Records
------------------------------
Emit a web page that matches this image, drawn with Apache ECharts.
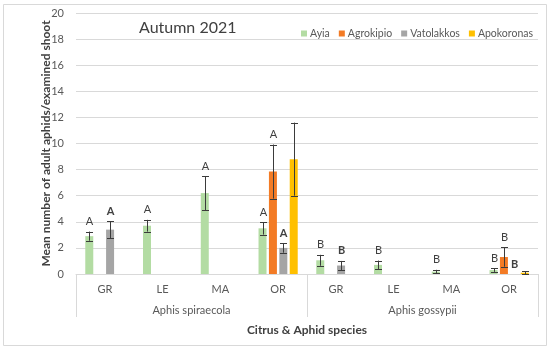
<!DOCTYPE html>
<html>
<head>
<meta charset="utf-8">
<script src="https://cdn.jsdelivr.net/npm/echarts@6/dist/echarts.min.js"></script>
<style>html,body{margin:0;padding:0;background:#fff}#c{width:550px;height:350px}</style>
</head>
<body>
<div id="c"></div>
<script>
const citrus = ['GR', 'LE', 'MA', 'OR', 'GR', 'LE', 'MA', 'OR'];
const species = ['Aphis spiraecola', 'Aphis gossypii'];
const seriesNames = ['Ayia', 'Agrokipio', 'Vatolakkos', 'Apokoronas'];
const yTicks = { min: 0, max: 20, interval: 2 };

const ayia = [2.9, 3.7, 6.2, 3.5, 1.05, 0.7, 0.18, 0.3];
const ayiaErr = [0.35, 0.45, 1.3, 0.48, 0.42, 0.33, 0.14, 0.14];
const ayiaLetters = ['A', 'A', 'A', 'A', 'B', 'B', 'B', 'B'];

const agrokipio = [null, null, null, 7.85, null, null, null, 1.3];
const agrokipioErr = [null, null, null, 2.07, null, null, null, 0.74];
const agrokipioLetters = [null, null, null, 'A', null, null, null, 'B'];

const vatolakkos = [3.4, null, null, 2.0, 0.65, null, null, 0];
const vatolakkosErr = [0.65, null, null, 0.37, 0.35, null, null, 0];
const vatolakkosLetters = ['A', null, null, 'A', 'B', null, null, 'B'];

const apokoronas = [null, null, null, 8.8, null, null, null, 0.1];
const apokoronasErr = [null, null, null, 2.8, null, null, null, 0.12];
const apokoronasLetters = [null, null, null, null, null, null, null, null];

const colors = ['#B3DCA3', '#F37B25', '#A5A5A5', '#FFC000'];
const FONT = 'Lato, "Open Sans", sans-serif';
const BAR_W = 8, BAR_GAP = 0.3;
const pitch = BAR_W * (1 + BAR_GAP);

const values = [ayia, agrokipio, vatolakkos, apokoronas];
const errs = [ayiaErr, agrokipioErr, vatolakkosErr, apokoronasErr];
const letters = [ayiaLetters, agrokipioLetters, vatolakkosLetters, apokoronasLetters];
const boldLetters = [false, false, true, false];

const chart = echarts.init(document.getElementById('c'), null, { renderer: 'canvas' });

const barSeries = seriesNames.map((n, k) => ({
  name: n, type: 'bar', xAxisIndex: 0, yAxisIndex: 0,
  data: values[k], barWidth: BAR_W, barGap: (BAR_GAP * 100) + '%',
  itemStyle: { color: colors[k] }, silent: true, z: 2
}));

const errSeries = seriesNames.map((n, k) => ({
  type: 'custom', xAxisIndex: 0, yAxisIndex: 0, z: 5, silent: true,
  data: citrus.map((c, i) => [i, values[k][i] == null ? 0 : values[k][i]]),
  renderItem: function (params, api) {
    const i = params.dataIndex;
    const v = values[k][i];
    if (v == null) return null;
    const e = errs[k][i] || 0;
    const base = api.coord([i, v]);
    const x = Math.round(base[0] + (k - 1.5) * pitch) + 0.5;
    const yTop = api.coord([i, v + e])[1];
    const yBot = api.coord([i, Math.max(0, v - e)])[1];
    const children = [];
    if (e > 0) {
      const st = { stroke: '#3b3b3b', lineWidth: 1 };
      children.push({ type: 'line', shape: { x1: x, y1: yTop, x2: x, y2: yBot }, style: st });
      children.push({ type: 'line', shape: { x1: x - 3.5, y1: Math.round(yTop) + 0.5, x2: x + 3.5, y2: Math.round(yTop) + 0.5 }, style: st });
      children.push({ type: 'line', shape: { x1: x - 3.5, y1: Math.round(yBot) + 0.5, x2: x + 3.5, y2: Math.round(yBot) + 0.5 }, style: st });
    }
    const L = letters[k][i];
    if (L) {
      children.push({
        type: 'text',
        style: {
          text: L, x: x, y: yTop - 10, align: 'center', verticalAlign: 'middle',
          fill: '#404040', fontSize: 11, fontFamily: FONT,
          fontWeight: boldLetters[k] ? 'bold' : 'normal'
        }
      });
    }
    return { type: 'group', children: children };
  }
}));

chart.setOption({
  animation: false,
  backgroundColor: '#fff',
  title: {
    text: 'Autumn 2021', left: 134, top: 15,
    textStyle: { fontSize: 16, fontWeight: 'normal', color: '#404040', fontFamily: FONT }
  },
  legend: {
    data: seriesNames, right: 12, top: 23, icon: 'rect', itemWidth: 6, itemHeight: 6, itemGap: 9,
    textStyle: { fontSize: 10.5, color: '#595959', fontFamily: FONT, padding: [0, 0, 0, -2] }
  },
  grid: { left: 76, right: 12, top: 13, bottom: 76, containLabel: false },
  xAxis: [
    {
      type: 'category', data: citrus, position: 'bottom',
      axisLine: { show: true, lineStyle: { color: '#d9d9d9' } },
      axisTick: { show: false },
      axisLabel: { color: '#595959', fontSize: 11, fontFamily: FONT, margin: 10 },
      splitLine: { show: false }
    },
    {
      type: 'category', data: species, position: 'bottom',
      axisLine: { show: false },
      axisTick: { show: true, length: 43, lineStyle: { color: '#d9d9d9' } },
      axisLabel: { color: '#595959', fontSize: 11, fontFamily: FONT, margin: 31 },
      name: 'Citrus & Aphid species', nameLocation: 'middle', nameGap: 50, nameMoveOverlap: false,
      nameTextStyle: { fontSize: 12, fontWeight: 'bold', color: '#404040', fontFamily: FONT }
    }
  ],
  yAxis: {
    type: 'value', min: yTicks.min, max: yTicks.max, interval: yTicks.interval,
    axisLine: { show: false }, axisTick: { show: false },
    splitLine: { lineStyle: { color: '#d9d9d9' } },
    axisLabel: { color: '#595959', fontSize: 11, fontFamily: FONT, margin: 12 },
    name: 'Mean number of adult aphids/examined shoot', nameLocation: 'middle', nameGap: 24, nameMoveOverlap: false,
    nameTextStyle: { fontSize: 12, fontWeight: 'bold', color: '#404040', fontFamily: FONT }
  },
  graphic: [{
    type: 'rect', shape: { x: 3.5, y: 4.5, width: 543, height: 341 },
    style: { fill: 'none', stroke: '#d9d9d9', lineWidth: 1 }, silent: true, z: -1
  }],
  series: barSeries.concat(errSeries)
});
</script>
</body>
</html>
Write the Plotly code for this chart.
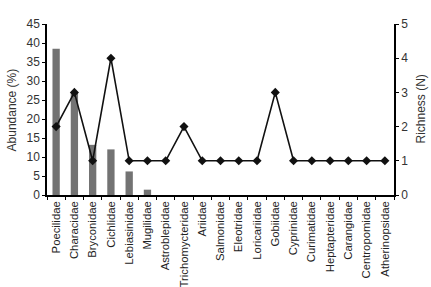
------------------------------
» Given exercise:
Set down the complete material exactly, but do not include the images.

» Exercise output:
Emit a web page that matches this image, drawn with Apache ECharts.
<!DOCTYPE html>
<html>
<head>
<meta charset="utf-8">
<script src="https://cdn.jsdelivr.net/npm/echarts@6/dist/echarts.min.js"></script>
<style>html,body{margin:0;padding:0;background:#fff}#c{width:550px;height:350px}</style>
</head>
<body>
<div id="c"></div>
<script>
const citrus = ['GR', 'LE', 'MA', 'OR', 'GR', 'LE', 'MA', 'OR'];
const species = ['Aphis spiraecola', 'Aphis gossypii'];
const seriesNames = ['Ayia', 'Agrokipio', 'Vatolakkos', 'Apokoronas'];
const yTicks = { min: 0, max: 20, interval: 2 };

const ayia = [2.9, 3.7, 6.2, 3.5, 1.05, 0.7, 0.18, 0.3];
const ayiaErr = [0.35, 0.45, 1.3, 0.48, 0.42, 0.33, 0.14, 0.14];
const ayiaLetters = ['A', 'A', 'A', 'A', 'B', 'B', 'B', 'B'];

const agrokipio = [null, null, null, 7.85, null, null, null, 1.3];
const agrokipioErr = [null, null, null, 2.07, null, null, null, 0.74];
const agrokipioLetters = [null, null, null, 'A', null, null, null, 'B'];

const vatolakkos = [3.4, null, null, 2.0, 0.65, null, null, 0];
const vatolakkosErr = [0.65, null, null, 0.37, 0.35, null, null, 0];
const vatolakkosLetters = ['A', null, null, 'A', 'B', null, null, 'B'];

const apokoronas = [null, null, null, 8.8, null, null, null, 0.1];
const apokoronasErr = [null, null, null, 2.8, null, null, null, 0.12];
const apokoronasLetters = [null, null, null, null, null, null, null, null];

const colors = ['#B3DCA3', '#F37B25', '#A5A5A5', '#FFC000'];
const FONT = 'Lato, "Open Sans", sans-serif';
const BAR_W = 8, BAR_GAP = 0.3;
const pitch = BAR_W * (1 + BAR_GAP);

const values = [ayia, agrokipio, vatolakkos, apokoronas];
const errs = [ayiaErr, agrokipioErr, vatolakkosErr, apokoronasErr];
const letters = [ayiaLetters, agrokipioLetters, vatolakkosLetters, apokoronasLetters];
const boldLetters = [false, false, true, false];

const chart = echarts.init(document.getElementById('c'), null, { renderer: 'canvas' });

const barSeries = seriesNames.map((n, k) => ({
  name: n, type: 'bar', xAxisIndex: 0, yAxisIndex: 0,
  data: values[k], barWidth: BAR_W, barGap: (BAR_GAP * 100) + '%',
  itemStyle: { color: colors[k] }, silent: true, z: 2
}));

const errSeries = seriesNames.map((n, k) => ({
  type: 'custom', xAxisIndex: 0, yAxisIndex: 0, z: 5, silent: true,
  data: citrus.map((c, i) => [i, values[k][i] == null ? 0 : values[k][i]]),
  renderItem: function (params, api) {
    const i = params.dataIndex;
    const v = values[k][i];
    if (v == null) return null;
    const e = errs[k][i] || 0;
    const base = api.coord([i, v]);
    const x = Math.round(base[0] + (k - 1.5) * pitch) + 0.5;
    const yTop = api.coord([i, v + e])[1];
    const yBot = api.coord([i, Math.max(0, v - e)])[1];
    const children = [];
    if (e > 0) {
      const st = { stroke: '#3b3b3b', lineWidth: 1 };
      children.push({ type: 'line', shape: { x1: x, y1: yTop, x2: x, y2: yBot }, style: st });
      children.push({ type: 'line', shape: { x1: x - 3.5, y1: Math.round(yTop) + 0.5, x2: x + 3.5, y2: Math.round(yTop) + 0.5 }, style: st });
      children.push({ type: 'line', shape: { x1: x - 3.5, y1: Math.round(yBot) + 0.5, x2: x + 3.5, y2: Math.round(yBot) + 0.5 }, style: st });
    }
    const L = letters[k][i];
    if (L) {
      children.push({
        type: 'text',
        style: {
          text: L, x: x, y: yTop - 10, align: 'center', verticalAlign: 'middle',
          fill: '#404040', fontSize: 11, fontFamily: FONT,
          fontWeight: boldLetters[k] ? 'bold' : 'normal'
        }
      });
    }
    return { type: 'group', children: children };
  }
}));

chart.setOption({
  animation: false,
  backgroundColor: '#fff',
  title: {
    text: 'Autumn 2021', left: 134, top: 15,
    textStyle: { fontSize: 16, fontWeight: 'normal', color: '#404040', fontFamily: FONT }
  },
  legend: {
    data: seriesNames, right: 12, top: 23, icon: 'rect', itemWidth: 6, itemHeight: 6, itemGap: 9,
    textStyle: { fontSize: 10.5, color: '#595959', fontFamily: FONT, padding: [0, 0, 0, -2] }
  },
  grid: { left: 76, right: 12, top: 13, bottom: 76, containLabel: false },
  xAxis: [
    {
      type: 'category', data: citrus, position: 'bottom',
      axisLine: { show: true, lineStyle: { color: '#d9d9d9' } },
      axisTick: { show: false },
      axisLabel: { color: '#595959', fontSize: 11, fontFamily: FONT, margin: 10 },
      splitLine: { show: false }
    },
    {
      type: 'category', data: species, position: 'bottom',
      axisLine: { show: false },
      axisTick: { show: true, length: 43, lineStyle: { color: '#d9d9d9' } },
      axisLabel: { color: '#595959', fontSize: 11, fontFamily: FONT, margin: 31 },
      name: 'Citrus & Aphid species', nameLocation: 'middle', nameGap: 50, nameMoveOverlap: false,
      nameTextStyle: { fontSize: 12, fontWeight: 'bold', color: '#404040', fontFamily: FONT }
    }
  ],
  yAxis: {
    type: 'value', min: yTicks.min, max: yTicks.max, interval: yTicks.interval,
    axisLine: { show: false }, axisTick: { show: false },
    splitLine: { lineStyle: { color: '#d9d9d9' } },
    axisLabel: { color: '#595959', fontSize: 11, fontFamily: FONT, margin: 12 },
    name: 'Mean number of adult aphids/examined shoot', nameLocation: 'middle', nameGap: 24, nameMoveOverlap: false,
    nameTextStyle: { fontSize: 12, fontWeight: 'bold', color: '#404040', fontFamily: FONT }
  },
  graphic: [{
    type: 'rect', shape: { x: 3.5, y: 4.5, width: 543, height: 341 },
    style: { fill: 'none', stroke: '#d9d9d9', lineWidth: 1 }, silent: true, z: -1
  }],
  series: barSeries.concat(errSeries)
});
</script>
</body>
</html>
Write the Plotly code for this chart.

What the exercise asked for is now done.